• Do this: Reproduce the listing below character for character; drop every image.

• Data segment:
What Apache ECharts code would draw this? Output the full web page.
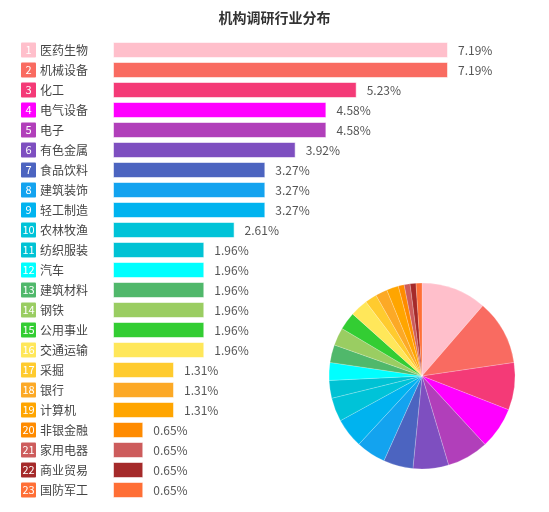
<!DOCTYPE html>
<html>
<head>
<meta charset="utf-8">
<script src="https://cdn.jsdelivr.net/npm/echarts@6/dist/echarts.min.js"></script>
<style>
  html, body { margin: 0; padding: 0; background: #fff; }
  #chart { width: 549px; height: 512px; }
</style>
</head>
<body>
<div id="chart"></div>
<script>
// 行业名称
const industries = [
  '医药生物', '机械设备', '化工', '电气设备', '电子', '有色金属', '食品饮料',
  '建筑装饰', '轻工制造', '农林牧渔', '纺织服装', '汽车', '建筑材料', '钢铁',
  '公用事业', '交通运输', '采掘', '银行', '计算机', '非银金融', '家用电器',
  '商业贸易', '国防军工'
];
// 占比 (%)
const shares = [
  7.19, 7.19, 5.23, 4.58, 4.58, 3.92, 3.27,
  3.27, 3.27, 2.61, 1.96, 1.96, 1.96, 1.96,
  1.96, 1.96, 1.31, 1.31, 1.31, 0.65, 0.65,
  0.65, 0.65
];
// 每个行业的颜色
const colors = [
  '#ffbfcb', '#f96b61', '#f43a77', '#ff00ff', '#b13fba', '#7e4fc0', '#4c64c0',
  '#13a3ef', '#00b3ef', '#00c3d8', '#00c2d4', '#00ffff', '#50b86b', '#9acd62',
  '#33cd33', '#ffe75a', '#ffcb2e', '#fca926', '#ffa500', '#ff8b00', '#cd5c5c',
  '#a52a2a', '#ff6f36'
];

const FONT = '"Microsoft YaHei", "Noto Sans CJK SC", sans-serif';

const rich = {
  name: { fontSize: 12, color: '#444', fontFamily: FONT, padding: [0, 0, 0, 4] }
};
colors.forEach((c, i) => {
  rich['n' + i] = {
    width: 15, height: 15, align: 'center', lineHeight: 15,
    backgroundColor: c, color: '#fff', fontSize: 11, fontFamily: FONT,
    borderColor: 'rgba(255,255,255,0.5)', borderWidth: 1, borderRadius: 1
  };
});

const myChart = echarts.init(document.getElementById('chart'));

const options = {
  title: {
    text: '机构调研行业分布',
    left: 'center',
    top: 6,
    textStyle: { fontSize: 14, fontWeight: 'bold', color: '#333', fontFamily: FONT }
  },
  grid: { left: 113, right: 101, top: 40, bottom: 12 },
  xAxis: {
    type: 'value',
    max: 'dataMax',
    show: false
  },
  yAxis: {
    type: 'category',
    data: industries,
    inverse: true,
    axisLine: { show: false },
    axisTick: { show: false },
    axisLabel: {
      align: 'left',
      margin: 92,
      formatter: (value, index) => `{n${index}|${index + 1}}{name|${value}}`,
      rich
    }
  },
  series: [
    {
      type: 'bar',
      data: shares.map((v, i) => ({ value: v, itemStyle: { color: colors[i] } })),
      barWidth: 16,
      itemStyle: { borderColor: 'rgba(255,255,255,0.55)', borderWidth: 1 },
      label: {
        show: true,
        position: 'right',
        distance: 10,
        formatter: p => p.value.toFixed(2) + '%',
        fontSize: 12,
        color: '#555',
        fontFamily: FONT
      },
      silent: true
    },
    {
      type: 'pie',
      center: [422, 376],
      radius: 93,
      startAngle: 90,
      label: { show: false },
      labelLine: { show: false },
      itemStyle: { borderColor: 'rgba(255,255,255,0.4)', borderWidth: 0.5 },
      data: industries.map((name, i) => ({
        name, value: shares[i], itemStyle: { color: colors[i] }
      })),
      silent: true
    }
  ],
  animation: false
};

myChart.setOption(options);
</script>
</body>
</html>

• Task solution:
What Apache ECharts code would draw this? Output the full web page.
<!DOCTYPE html>
<html>
<head>
<meta charset="utf-8">
<script src="https://cdn.jsdelivr.net/npm/echarts@6/dist/echarts.min.js"></script>
<style>
  html, body { margin: 0; padding: 0; background: #fff; }
  #chart { width: 549px; height: 512px; }
</style>
</head>
<body>
<div id="chart"></div>
<script>
// 行业名称
const industries = [
  '医药生物', '机械设备', '化工', '电气设备', '电子', '有色金属', '食品饮料',
  '建筑装饰', '轻工制造', '农林牧渔', '纺织服装', '汽车', '建筑材料', '钢铁',
  '公用事业', '交通运输', '采掘', '银行', '计算机', '非银金融', '家用电器',
  '商业贸易', '国防军工'
];
// 占比 (%)
const shares = [
  7.19, 7.19, 5.23, 4.58, 4.58, 3.92, 3.27,
  3.27, 3.27, 2.61, 1.96, 1.96, 1.96, 1.96,
  1.96, 1.96, 1.31, 1.31, 1.31, 0.65, 0.65,
  0.65, 0.65
];
// 每个行业的颜色
const colors = [
  '#ffbfcb', '#f96b61', '#f43a77', '#ff00ff', '#b13fba', '#7e4fc0', '#4c64c0',
  '#13a3ef', '#00b3ef', '#00c3d8', '#00c2d4', '#00ffff', '#50b86b', '#9acd62',
  '#33cd33', '#ffe75a', '#ffcb2e', '#fca926', '#ffa500', '#ff8b00', '#cd5c5c',
  '#a52a2a', '#ff6f36'
];

const FONT = '"Microsoft YaHei", "Noto Sans CJK SC", sans-serif';

const rich = {
  name: { fontSize: 12, color: '#444', fontFamily: FONT, padding: [0, 0, 0, 4] }
};
colors.forEach((c, i) => {
  rich['n' + i] = {
    width: 15, height: 15, align: 'center', lineHeight: 15,
    backgroundColor: c, color: '#fff', fontSize: 11, fontFamily: FONT,
    borderColor: 'rgba(255,255,255,0.5)', borderWidth: 1, borderRadius: 1
  };
});

const myChart = echarts.init(document.getElementById('chart'));

const options = {
  title: {
    text: '机构调研行业分布',
    left: 'center',
    top: 6,
    textStyle: { fontSize: 14, fontWeight: 'bold', color: '#333', fontFamily: FONT }
  },
  grid: { left: 113, right: 101, top: 40, bottom: 12 },
  xAxis: {
    type: 'value',
    max: 'dataMax',
    show: false
  },
  yAxis: {
    type: 'category',
    data: industries,
    inverse: true,
    axisLine: { show: false },
    axisTick: { show: false },
    axisLabel: {
      align: 'left',
      margin: 92,
      formatter: (value, index) => `{n${index}|${index + 1}}{name|${value}}`,
      rich
    }
  },
  series: [
    {
      type: 'bar',
      data: shares.map((v, i) => ({ value: v, itemStyle: { color: colors[i] } })),
      barWidth: 16,
      itemStyle: { borderColor: 'rgba(255,255,255,0.55)', borderWidth: 1 },
      label: {
        show: true,
        position: 'right',
        distance: 10,
        formatter: p => p.value.toFixed(2) + '%',
        fontSize: 12,
        color: '#555',
        fontFamily: FONT
      },
      silent: true
    },
    {
      type: 'pie',
      center: [422, 376],
      radius: 93,
      startAngle: 90,
      label: { show: false },
      labelLine: { show: false },
      itemStyle: { borderColor: 'rgba(255,255,255,0.4)', borderWidth: 0.5 },
      data: industries.map((name, i) => ({
        name, value: shares[i], itemStyle: { color: colors[i] }
      })),
      silent: true
    }
  ],
  animation: false
};

myChart.setOption(options);
</script>
</body>
</html>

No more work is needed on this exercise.